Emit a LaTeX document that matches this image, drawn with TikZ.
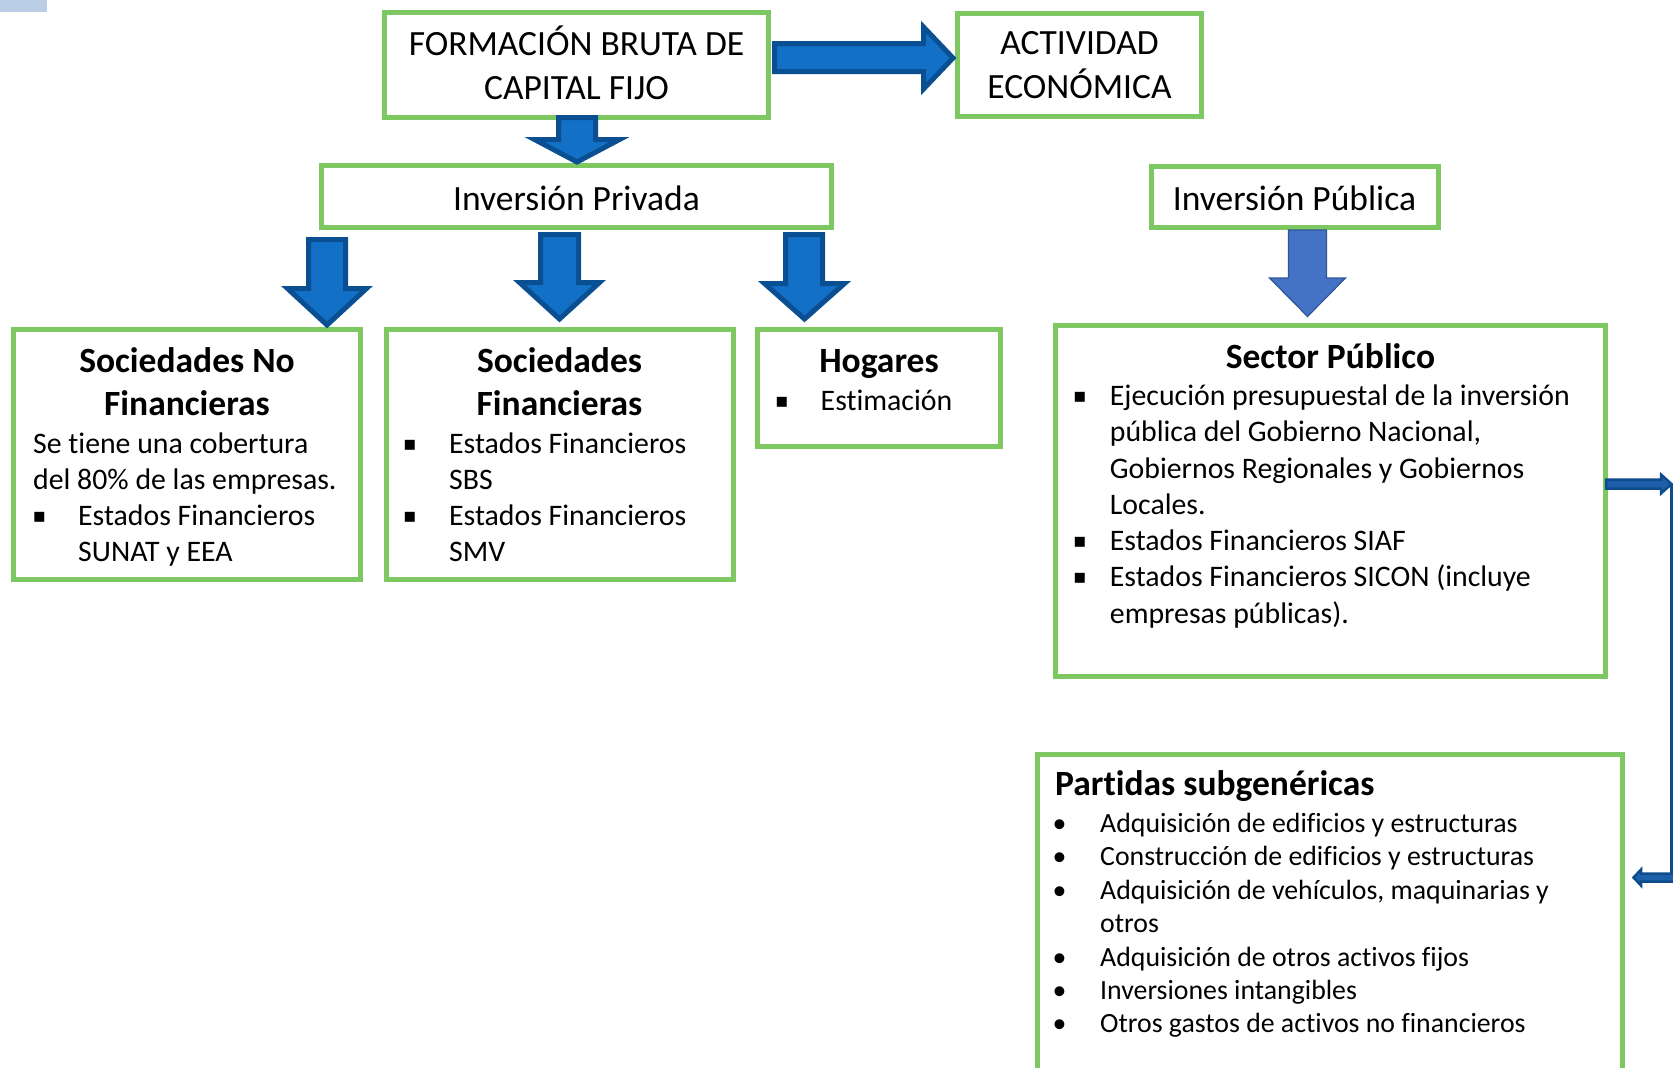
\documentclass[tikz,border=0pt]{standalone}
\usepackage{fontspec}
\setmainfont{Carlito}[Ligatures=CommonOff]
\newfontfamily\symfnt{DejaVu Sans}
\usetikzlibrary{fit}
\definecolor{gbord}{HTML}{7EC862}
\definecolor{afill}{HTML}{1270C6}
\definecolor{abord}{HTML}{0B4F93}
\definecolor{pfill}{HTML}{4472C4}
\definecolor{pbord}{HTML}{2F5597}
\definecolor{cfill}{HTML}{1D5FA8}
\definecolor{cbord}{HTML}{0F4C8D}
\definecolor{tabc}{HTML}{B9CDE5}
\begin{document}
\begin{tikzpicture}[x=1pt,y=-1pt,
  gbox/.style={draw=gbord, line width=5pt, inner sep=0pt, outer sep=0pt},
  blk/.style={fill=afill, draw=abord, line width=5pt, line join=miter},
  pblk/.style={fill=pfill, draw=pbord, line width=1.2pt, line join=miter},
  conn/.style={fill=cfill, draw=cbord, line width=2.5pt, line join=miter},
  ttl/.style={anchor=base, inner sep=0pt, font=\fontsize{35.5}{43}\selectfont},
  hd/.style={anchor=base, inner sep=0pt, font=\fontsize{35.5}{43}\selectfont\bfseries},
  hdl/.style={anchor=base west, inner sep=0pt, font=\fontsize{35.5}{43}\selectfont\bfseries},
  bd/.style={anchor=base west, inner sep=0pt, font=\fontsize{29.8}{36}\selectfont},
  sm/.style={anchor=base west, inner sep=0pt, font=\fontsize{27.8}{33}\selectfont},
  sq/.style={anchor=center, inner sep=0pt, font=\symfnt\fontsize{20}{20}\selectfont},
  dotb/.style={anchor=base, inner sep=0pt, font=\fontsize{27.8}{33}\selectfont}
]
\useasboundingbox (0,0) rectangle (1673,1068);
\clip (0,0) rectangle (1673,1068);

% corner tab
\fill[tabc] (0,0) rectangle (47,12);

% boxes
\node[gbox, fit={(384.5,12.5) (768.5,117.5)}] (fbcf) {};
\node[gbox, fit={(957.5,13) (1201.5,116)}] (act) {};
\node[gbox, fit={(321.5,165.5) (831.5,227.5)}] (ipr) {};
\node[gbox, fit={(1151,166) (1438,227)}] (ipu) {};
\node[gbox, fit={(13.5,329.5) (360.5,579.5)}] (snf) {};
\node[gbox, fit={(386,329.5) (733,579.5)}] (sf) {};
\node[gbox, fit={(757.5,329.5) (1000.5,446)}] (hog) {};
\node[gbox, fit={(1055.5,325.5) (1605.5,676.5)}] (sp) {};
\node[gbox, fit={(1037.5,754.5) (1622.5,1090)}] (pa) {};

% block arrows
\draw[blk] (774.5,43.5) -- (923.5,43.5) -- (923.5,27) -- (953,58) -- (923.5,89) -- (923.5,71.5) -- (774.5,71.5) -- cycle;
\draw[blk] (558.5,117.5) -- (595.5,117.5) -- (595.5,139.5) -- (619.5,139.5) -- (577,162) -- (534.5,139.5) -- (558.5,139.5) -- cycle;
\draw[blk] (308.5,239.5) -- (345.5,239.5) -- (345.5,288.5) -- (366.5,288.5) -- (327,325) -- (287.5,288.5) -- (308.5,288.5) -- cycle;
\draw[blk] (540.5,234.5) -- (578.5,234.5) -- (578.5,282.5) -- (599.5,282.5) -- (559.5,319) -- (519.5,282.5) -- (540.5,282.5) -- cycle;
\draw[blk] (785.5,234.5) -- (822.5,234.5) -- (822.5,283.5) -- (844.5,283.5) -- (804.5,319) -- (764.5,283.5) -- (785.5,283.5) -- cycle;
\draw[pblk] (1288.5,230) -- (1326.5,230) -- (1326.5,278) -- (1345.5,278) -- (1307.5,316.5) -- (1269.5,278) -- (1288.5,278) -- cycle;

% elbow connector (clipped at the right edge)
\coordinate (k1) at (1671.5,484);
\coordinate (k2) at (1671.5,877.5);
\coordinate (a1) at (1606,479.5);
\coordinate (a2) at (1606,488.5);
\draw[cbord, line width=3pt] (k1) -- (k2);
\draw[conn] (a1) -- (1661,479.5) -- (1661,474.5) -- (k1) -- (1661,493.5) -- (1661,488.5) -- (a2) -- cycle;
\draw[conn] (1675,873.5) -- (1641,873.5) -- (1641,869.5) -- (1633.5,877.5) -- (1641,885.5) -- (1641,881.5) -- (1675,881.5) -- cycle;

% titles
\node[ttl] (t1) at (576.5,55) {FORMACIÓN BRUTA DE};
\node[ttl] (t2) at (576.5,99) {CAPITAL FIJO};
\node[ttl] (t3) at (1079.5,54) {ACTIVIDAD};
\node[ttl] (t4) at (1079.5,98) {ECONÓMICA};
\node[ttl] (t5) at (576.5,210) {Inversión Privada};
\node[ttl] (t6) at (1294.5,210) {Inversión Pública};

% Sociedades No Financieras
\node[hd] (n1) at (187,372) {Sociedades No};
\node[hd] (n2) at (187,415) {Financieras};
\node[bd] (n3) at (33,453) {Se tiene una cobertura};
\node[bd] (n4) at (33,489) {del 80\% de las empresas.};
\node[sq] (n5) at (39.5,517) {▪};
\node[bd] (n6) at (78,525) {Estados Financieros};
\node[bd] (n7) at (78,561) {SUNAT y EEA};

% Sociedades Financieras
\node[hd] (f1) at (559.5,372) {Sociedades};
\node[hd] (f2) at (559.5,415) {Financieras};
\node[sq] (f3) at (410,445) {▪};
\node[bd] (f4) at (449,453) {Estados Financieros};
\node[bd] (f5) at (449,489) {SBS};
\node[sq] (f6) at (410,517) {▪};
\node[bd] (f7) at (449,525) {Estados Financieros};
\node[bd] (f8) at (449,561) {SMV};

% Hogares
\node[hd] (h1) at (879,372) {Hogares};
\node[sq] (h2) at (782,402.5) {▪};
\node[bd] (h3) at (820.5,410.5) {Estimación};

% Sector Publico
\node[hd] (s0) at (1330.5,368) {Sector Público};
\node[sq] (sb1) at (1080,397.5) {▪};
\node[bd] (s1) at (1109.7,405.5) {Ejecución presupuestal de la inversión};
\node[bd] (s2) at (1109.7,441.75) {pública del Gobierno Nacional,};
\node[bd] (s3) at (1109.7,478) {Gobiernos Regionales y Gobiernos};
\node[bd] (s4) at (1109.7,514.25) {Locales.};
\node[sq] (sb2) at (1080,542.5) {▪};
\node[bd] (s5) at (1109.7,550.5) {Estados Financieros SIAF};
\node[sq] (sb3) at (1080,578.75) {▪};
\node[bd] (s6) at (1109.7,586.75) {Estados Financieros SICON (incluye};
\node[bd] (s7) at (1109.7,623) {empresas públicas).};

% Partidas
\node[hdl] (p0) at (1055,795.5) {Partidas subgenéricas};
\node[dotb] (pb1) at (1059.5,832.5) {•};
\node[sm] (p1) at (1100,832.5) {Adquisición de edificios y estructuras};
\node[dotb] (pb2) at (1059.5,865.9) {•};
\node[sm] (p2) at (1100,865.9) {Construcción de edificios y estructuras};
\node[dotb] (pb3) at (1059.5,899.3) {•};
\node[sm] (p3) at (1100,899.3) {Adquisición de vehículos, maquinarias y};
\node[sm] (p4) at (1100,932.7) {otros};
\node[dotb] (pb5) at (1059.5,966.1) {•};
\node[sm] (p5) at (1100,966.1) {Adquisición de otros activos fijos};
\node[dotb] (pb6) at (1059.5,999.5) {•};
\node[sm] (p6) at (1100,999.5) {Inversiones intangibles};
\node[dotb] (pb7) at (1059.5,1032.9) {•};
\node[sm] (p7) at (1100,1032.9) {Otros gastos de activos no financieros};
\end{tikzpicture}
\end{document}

▸ Set task
Copy the material above in full and exactly, skipping pictures.

▸ Result for this exercise
Emit a LaTeX document that matches this image, drawn with TikZ.
\documentclass[tikz,border=0pt]{standalone}
\usepackage{fontspec}
\setmainfont{Carlito}[Ligatures=CommonOff]
\newfontfamily\symfnt{DejaVu Sans}
\usetikzlibrary{fit}
\definecolor{gbord}{HTML}{7EC862}
\definecolor{afill}{HTML}{1270C6}
\definecolor{abord}{HTML}{0B4F93}
\definecolor{pfill}{HTML}{4472C4}
\definecolor{pbord}{HTML}{2F5597}
\definecolor{cfill}{HTML}{1D5FA8}
\definecolor{cbord}{HTML}{0F4C8D}
\definecolor{tabc}{HTML}{B9CDE5}
\begin{document}
\begin{tikzpicture}[x=1pt,y=-1pt,
  gbox/.style={draw=gbord, line width=5pt, inner sep=0pt, outer sep=0pt},
  blk/.style={fill=afill, draw=abord, line width=5pt, line join=miter},
  pblk/.style={fill=pfill, draw=pbord, line width=1.2pt, line join=miter},
  conn/.style={fill=cfill, draw=cbord, line width=2.5pt, line join=miter},
  ttl/.style={anchor=base, inner sep=0pt, font=\fontsize{35.5}{43}\selectfont},
  hd/.style={anchor=base, inner sep=0pt, font=\fontsize{35.5}{43}\selectfont\bfseries},
  hdl/.style={anchor=base west, inner sep=0pt, font=\fontsize{35.5}{43}\selectfont\bfseries},
  bd/.style={anchor=base west, inner sep=0pt, font=\fontsize{29.8}{36}\selectfont},
  sm/.style={anchor=base west, inner sep=0pt, font=\fontsize{27.8}{33}\selectfont},
  sq/.style={anchor=center, inner sep=0pt, font=\symfnt\fontsize{20}{20}\selectfont},
  dotb/.style={anchor=base, inner sep=0pt, font=\fontsize{27.8}{33}\selectfont}
]
\useasboundingbox (0,0) rectangle (1673,1068);
\clip (0,0) rectangle (1673,1068);

% corner tab
\fill[tabc] (0,0) rectangle (47,12);

% boxes
\node[gbox, fit={(384.5,12.5) (768.5,117.5)}] (fbcf) {};
\node[gbox, fit={(957.5,13) (1201.5,116)}] (act) {};
\node[gbox, fit={(321.5,165.5) (831.5,227.5)}] (ipr) {};
\node[gbox, fit={(1151,166) (1438,227)}] (ipu) {};
\node[gbox, fit={(13.5,329.5) (360.5,579.5)}] (snf) {};
\node[gbox, fit={(386,329.5) (733,579.5)}] (sf) {};
\node[gbox, fit={(757.5,329.5) (1000.5,446)}] (hog) {};
\node[gbox, fit={(1055.5,325.5) (1605.5,676.5)}] (sp) {};
\node[gbox, fit={(1037.5,754.5) (1622.5,1090)}] (pa) {};

% block arrows
\draw[blk] (774.5,43.5) -- (923.5,43.5) -- (923.5,27) -- (953,58) -- (923.5,89) -- (923.5,71.5) -- (774.5,71.5) -- cycle;
\draw[blk] (558.5,117.5) -- (595.5,117.5) -- (595.5,139.5) -- (619.5,139.5) -- (577,162) -- (534.5,139.5) -- (558.5,139.5) -- cycle;
\draw[blk] (308.5,239.5) -- (345.5,239.5) -- (345.5,288.5) -- (366.5,288.5) -- (327,325) -- (287.5,288.5) -- (308.5,288.5) -- cycle;
\draw[blk] (540.5,234.5) -- (578.5,234.5) -- (578.5,282.5) -- (599.5,282.5) -- (559.5,319) -- (519.5,282.5) -- (540.5,282.5) -- cycle;
\draw[blk] (785.5,234.5) -- (822.5,234.5) -- (822.5,283.5) -- (844.5,283.5) -- (804.5,319) -- (764.5,283.5) -- (785.5,283.5) -- cycle;
\draw[pblk] (1288.5,230) -- (1326.5,230) -- (1326.5,278) -- (1345.5,278) -- (1307.5,316.5) -- (1269.5,278) -- (1288.5,278) -- cycle;

% elbow connector (clipped at the right edge)
\coordinate (k1) at (1671.5,484);
\coordinate (k2) at (1671.5,877.5);
\coordinate (a1) at (1606,479.5);
\coordinate (a2) at (1606,488.5);
\draw[cbord, line width=3pt] (k1) -- (k2);
\draw[conn] (a1) -- (1661,479.5) -- (1661,474.5) -- (k1) -- (1661,493.5) -- (1661,488.5) -- (a2) -- cycle;
\draw[conn] (1675,873.5) -- (1641,873.5) -- (1641,869.5) -- (1633.5,877.5) -- (1641,885.5) -- (1641,881.5) -- (1675,881.5) -- cycle;

% titles
\node[ttl] (t1) at (576.5,55) {FORMACIÓN BRUTA DE};
\node[ttl] (t2) at (576.5,99) {CAPITAL FIJO};
\node[ttl] (t3) at (1079.5,54) {ACTIVIDAD};
\node[ttl] (t4) at (1079.5,98) {ECONÓMICA};
\node[ttl] (t5) at (576.5,210) {Inversión Privada};
\node[ttl] (t6) at (1294.5,210) {Inversión Pública};

% Sociedades No Financieras
\node[hd] (n1) at (187,372) {Sociedades No};
\node[hd] (n2) at (187,415) {Financieras};
\node[bd] (n3) at (33,453) {Se tiene una cobertura};
\node[bd] (n4) at (33,489) {del 80\% de las empresas.};
\node[sq] (n5) at (39.5,517) {▪};
\node[bd] (n6) at (78,525) {Estados Financieros};
\node[bd] (n7) at (78,561) {SUNAT y EEA};

% Sociedades Financieras
\node[hd] (f1) at (559.5,372) {Sociedades};
\node[hd] (f2) at (559.5,415) {Financieras};
\node[sq] (f3) at (410,445) {▪};
\node[bd] (f4) at (449,453) {Estados Financieros};
\node[bd] (f5) at (449,489) {SBS};
\node[sq] (f6) at (410,517) {▪};
\node[bd] (f7) at (449,525) {Estados Financieros};
\node[bd] (f8) at (449,561) {SMV};

% Hogares
\node[hd] (h1) at (879,372) {Hogares};
\node[sq] (h2) at (782,402.5) {▪};
\node[bd] (h3) at (820.5,410.5) {Estimación};

% Sector Publico
\node[hd] (s0) at (1330.5,368) {Sector Público};
\node[sq] (sb1) at (1080,397.5) {▪};
\node[bd] (s1) at (1109.7,405.5) {Ejecución presupuestal de la inversión};
\node[bd] (s2) at (1109.7,441.75) {pública del Gobierno Nacional,};
\node[bd] (s3) at (1109.7,478) {Gobiernos Regionales y Gobiernos};
\node[bd] (s4) at (1109.7,514.25) {Locales.};
\node[sq] (sb2) at (1080,542.5) {▪};
\node[bd] (s5) at (1109.7,550.5) {Estados Financieros SIAF};
\node[sq] (sb3) at (1080,578.75) {▪};
\node[bd] (s6) at (1109.7,586.75) {Estados Financieros SICON (incluye};
\node[bd] (s7) at (1109.7,623) {empresas públicas).};

% Partidas
\node[hdl] (p0) at (1055,795.5) {Partidas subgenéricas};
\node[dotb] (pb1) at (1059.5,832.5) {•};
\node[sm] (p1) at (1100,832.5) {Adquisición de edificios y estructuras};
\node[dotb] (pb2) at (1059.5,865.9) {•};
\node[sm] (p2) at (1100,865.9) {Construcción de edificios y estructuras};
\node[dotb] (pb3) at (1059.5,899.3) {•};
\node[sm] (p3) at (1100,899.3) {Adquisición de vehículos, maquinarias y};
\node[sm] (p4) at (1100,932.7) {otros};
\node[dotb] (pb5) at (1059.5,966.1) {•};
\node[sm] (p5) at (1100,966.1) {Adquisición de otros activos fijos};
\node[dotb] (pb6) at (1059.5,999.5) {•};
\node[sm] (p6) at (1100,999.5) {Inversiones intangibles};
\node[dotb] (pb7) at (1059.5,1032.9) {•};
\node[sm] (p7) at (1100,1032.9) {Otros gastos de activos no financieros};
\end{tikzpicture}
\end{document}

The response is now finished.